Collected data entries
------------------------------------------------------------
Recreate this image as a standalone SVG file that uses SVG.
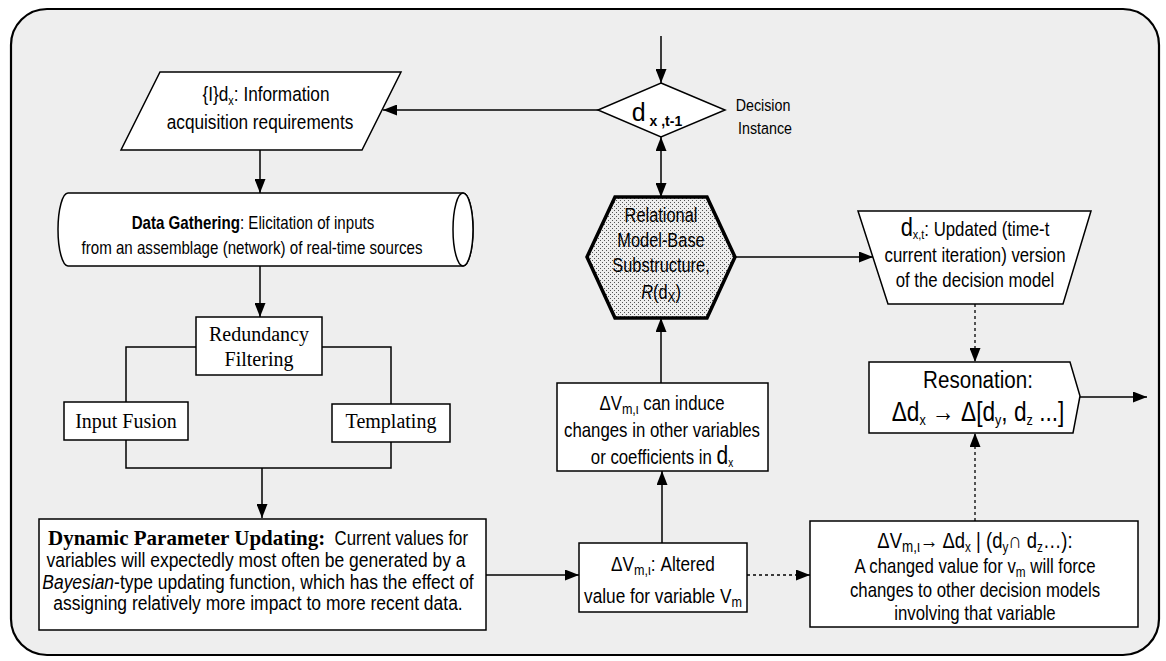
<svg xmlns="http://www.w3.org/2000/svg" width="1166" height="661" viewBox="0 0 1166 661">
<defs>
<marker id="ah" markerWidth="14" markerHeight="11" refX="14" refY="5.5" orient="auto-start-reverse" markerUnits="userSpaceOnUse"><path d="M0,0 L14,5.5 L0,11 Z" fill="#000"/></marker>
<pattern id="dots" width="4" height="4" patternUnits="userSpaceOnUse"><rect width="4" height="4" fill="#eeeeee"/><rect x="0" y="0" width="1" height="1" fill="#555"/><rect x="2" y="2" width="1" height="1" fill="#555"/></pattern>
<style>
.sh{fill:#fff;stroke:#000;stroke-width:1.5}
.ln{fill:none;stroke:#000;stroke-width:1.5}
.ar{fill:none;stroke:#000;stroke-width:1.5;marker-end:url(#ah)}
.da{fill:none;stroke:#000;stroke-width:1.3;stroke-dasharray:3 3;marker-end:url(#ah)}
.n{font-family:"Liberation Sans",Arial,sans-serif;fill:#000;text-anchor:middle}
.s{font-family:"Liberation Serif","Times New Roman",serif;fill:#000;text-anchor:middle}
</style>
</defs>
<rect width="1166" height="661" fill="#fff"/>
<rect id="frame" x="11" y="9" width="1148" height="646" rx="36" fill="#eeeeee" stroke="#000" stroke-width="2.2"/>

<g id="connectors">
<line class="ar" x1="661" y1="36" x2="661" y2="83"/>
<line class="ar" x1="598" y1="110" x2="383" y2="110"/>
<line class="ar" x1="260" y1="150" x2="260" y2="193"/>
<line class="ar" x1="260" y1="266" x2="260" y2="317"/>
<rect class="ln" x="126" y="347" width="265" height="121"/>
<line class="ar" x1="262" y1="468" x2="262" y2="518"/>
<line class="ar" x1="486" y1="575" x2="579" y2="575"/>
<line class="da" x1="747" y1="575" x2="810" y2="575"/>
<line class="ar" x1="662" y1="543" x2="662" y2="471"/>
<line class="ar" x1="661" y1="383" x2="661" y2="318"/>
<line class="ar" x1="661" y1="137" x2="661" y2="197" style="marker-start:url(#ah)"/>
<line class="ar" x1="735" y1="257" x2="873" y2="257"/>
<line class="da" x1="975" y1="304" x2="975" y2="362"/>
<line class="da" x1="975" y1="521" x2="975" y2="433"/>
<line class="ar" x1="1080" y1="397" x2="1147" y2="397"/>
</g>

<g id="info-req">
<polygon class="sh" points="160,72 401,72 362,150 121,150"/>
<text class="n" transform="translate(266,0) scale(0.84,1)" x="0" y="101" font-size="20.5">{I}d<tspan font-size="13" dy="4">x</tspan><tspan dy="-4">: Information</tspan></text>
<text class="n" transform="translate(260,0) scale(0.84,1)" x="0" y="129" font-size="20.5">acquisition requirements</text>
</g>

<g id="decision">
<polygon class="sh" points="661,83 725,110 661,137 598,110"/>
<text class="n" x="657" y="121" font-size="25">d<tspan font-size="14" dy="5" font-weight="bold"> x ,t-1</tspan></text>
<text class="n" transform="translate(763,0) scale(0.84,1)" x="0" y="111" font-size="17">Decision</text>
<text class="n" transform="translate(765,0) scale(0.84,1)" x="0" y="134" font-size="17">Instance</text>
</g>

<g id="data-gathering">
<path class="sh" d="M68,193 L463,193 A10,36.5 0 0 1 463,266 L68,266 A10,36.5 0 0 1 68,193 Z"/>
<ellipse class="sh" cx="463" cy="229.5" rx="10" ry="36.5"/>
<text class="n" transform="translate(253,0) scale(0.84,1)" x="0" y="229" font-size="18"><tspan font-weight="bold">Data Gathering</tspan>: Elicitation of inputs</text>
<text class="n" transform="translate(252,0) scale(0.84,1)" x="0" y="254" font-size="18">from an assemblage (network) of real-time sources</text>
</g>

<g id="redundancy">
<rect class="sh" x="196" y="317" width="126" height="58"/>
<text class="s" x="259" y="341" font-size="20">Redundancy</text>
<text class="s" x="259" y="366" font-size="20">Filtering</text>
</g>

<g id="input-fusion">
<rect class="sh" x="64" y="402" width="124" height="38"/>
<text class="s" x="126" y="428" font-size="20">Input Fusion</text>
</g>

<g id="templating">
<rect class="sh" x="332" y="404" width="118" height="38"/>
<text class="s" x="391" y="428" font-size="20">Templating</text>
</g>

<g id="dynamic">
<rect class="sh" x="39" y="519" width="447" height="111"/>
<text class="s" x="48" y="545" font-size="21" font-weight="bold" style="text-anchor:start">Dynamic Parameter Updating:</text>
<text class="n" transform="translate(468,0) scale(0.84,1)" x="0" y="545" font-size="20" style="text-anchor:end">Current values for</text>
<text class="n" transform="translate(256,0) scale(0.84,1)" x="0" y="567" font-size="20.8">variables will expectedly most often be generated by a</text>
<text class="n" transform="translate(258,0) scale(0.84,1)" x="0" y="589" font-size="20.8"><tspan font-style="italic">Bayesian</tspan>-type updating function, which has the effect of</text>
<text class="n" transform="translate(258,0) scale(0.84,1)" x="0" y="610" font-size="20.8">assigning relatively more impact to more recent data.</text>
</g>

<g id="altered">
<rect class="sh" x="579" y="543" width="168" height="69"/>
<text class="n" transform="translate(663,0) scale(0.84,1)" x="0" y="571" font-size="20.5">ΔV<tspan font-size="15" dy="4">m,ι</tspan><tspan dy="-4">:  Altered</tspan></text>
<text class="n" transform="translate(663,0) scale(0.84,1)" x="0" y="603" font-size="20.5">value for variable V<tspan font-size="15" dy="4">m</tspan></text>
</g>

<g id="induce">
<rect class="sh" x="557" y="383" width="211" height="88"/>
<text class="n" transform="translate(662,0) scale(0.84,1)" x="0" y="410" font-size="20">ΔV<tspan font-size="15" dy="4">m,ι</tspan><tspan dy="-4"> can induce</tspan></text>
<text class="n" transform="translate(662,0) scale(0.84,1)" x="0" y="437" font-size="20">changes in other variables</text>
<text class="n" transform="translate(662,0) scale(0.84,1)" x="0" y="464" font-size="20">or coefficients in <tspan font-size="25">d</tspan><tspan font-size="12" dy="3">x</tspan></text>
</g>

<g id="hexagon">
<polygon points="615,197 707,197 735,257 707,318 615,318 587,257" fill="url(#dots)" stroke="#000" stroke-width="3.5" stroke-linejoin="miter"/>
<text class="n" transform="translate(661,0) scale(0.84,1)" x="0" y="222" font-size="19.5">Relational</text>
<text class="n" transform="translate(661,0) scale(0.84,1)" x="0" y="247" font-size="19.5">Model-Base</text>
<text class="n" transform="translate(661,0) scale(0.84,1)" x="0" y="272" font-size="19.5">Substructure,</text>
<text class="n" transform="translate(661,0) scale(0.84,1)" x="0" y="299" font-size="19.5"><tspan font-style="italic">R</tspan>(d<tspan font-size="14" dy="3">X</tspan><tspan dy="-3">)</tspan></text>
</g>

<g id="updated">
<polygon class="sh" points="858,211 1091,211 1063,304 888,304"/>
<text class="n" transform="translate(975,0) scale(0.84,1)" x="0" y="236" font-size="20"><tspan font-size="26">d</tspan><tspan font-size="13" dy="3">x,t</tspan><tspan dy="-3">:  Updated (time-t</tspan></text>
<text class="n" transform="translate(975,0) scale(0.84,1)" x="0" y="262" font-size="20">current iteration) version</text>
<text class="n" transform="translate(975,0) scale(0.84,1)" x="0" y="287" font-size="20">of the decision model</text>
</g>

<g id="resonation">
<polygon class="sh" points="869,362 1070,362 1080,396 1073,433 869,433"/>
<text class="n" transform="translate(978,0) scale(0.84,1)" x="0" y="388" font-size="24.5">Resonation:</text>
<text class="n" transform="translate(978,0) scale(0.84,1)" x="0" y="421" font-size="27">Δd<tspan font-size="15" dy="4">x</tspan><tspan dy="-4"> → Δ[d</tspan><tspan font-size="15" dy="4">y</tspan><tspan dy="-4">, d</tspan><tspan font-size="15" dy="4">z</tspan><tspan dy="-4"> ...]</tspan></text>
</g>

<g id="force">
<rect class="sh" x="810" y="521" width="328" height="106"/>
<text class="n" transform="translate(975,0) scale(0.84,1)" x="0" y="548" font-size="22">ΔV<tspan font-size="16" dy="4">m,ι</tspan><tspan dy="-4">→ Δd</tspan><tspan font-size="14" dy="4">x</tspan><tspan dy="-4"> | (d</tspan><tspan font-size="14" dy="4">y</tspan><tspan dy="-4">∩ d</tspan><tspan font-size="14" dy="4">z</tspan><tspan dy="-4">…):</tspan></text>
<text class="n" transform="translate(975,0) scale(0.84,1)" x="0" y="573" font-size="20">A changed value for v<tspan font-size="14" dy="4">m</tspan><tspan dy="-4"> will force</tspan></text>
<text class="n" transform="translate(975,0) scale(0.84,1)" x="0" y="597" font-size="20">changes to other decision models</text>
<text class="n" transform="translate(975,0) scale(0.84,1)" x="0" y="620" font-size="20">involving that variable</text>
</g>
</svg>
------------------------------------------------------------
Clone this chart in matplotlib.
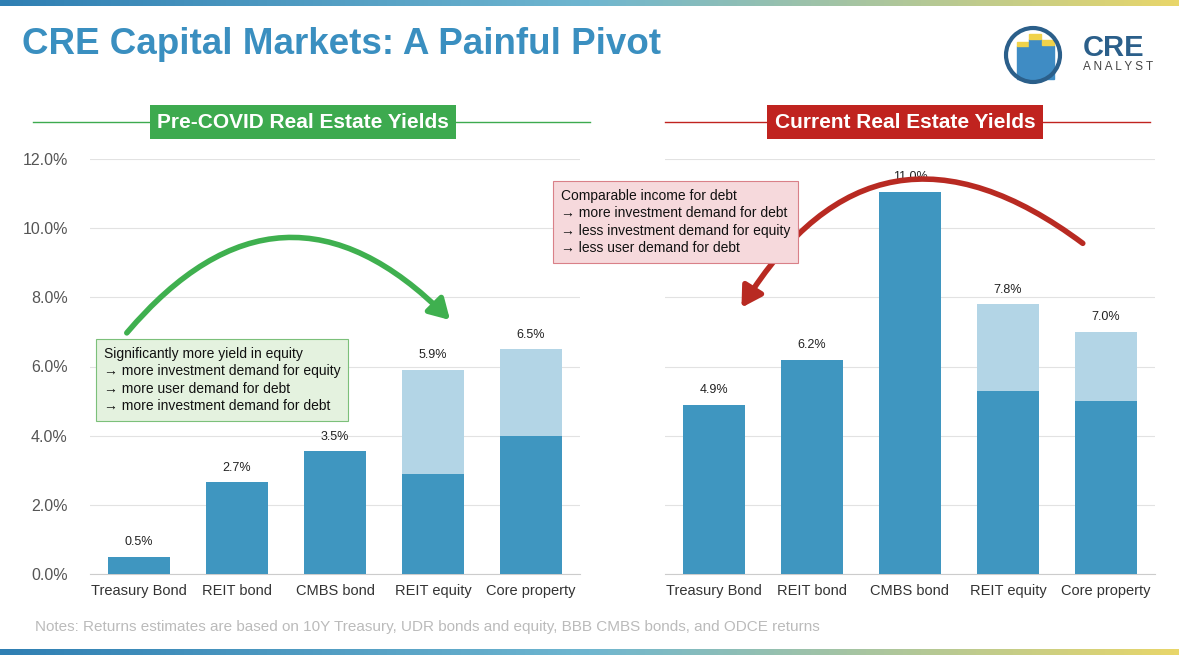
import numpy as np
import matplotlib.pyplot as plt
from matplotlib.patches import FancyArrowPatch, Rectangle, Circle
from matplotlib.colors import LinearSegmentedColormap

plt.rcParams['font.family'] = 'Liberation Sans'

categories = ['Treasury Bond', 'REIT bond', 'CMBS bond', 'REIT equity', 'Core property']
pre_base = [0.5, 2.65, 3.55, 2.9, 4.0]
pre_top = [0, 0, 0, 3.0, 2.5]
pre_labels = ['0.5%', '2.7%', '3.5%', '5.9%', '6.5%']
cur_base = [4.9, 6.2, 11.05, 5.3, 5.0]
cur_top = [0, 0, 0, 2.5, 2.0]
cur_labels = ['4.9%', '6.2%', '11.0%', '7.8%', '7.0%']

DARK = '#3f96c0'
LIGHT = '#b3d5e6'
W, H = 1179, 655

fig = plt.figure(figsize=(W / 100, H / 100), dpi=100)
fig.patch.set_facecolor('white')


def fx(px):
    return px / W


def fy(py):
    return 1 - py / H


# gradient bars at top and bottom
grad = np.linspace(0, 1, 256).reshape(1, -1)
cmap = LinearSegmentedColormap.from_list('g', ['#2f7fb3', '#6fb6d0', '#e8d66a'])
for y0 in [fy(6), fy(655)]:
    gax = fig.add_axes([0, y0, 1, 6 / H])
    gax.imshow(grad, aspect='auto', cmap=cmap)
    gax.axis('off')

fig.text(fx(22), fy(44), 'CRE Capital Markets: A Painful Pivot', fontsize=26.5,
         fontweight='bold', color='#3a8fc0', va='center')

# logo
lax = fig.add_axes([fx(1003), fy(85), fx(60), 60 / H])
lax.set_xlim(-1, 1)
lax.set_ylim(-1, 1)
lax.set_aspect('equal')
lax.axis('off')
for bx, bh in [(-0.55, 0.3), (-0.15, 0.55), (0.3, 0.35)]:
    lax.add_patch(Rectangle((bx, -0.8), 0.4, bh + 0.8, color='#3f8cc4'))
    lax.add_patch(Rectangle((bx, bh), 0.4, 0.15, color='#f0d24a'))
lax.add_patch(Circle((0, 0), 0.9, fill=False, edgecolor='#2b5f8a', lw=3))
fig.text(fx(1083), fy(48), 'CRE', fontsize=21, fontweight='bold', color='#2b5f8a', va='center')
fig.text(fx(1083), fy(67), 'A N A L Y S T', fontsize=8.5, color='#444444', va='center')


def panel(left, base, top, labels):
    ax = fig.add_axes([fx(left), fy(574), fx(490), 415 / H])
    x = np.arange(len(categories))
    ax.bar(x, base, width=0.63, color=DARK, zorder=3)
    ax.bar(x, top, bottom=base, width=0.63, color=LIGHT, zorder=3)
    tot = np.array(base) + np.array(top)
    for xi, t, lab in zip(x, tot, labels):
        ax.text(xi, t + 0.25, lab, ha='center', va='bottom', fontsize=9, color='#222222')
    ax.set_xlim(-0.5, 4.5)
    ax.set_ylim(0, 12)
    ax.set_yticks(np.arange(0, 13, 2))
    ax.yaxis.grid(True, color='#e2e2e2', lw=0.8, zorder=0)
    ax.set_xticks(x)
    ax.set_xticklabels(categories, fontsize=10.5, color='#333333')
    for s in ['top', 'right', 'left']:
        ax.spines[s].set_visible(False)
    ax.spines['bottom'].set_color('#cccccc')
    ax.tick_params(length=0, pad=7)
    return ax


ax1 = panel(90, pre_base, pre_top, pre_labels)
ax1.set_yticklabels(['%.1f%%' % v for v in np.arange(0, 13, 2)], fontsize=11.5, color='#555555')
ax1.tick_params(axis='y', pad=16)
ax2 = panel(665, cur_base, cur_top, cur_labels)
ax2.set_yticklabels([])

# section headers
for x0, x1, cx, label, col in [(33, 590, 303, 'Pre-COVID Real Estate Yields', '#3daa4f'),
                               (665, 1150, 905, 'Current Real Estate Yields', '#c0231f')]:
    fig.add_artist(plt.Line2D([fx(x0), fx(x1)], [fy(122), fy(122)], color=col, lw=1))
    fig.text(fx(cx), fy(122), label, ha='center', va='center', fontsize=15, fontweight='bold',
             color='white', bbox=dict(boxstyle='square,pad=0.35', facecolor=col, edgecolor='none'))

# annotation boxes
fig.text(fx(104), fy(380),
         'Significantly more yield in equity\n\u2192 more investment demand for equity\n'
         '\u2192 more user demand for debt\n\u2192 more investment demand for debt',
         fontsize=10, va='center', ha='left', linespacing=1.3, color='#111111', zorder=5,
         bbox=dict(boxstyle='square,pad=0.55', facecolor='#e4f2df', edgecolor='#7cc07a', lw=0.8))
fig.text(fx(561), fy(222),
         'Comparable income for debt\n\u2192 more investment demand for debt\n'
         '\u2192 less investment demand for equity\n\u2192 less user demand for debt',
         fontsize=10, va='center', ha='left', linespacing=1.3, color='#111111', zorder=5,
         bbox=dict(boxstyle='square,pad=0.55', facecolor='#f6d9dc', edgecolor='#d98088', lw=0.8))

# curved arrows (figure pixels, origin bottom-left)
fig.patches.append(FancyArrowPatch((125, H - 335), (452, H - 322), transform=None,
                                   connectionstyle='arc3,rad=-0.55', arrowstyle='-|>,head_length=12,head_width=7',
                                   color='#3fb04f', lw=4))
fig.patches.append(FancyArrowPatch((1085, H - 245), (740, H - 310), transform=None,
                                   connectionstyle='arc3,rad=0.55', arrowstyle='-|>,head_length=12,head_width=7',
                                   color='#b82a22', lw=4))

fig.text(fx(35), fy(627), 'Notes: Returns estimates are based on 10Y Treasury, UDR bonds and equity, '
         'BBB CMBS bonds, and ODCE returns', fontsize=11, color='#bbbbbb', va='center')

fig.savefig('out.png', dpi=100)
------------------------------------------------------------
■ **SET TASK**
Only the lines between the line with "Clone this chart in matplotlib." and the line with "plt.rcParams['font.family'] = 'Liberation", inclusive, should be reproduced, exactly as written and without pictures.

■ **EXERCISE RESULT**
Clone this chart in matplotlib.
import numpy as np
import matplotlib.pyplot as plt
from matplotlib.patches import FancyArrowPatch, Rectangle, Circle
from matplotlib.colors import LinearSegmentedColormap

plt.rcParams['font.family'] = 'Liberation Sans'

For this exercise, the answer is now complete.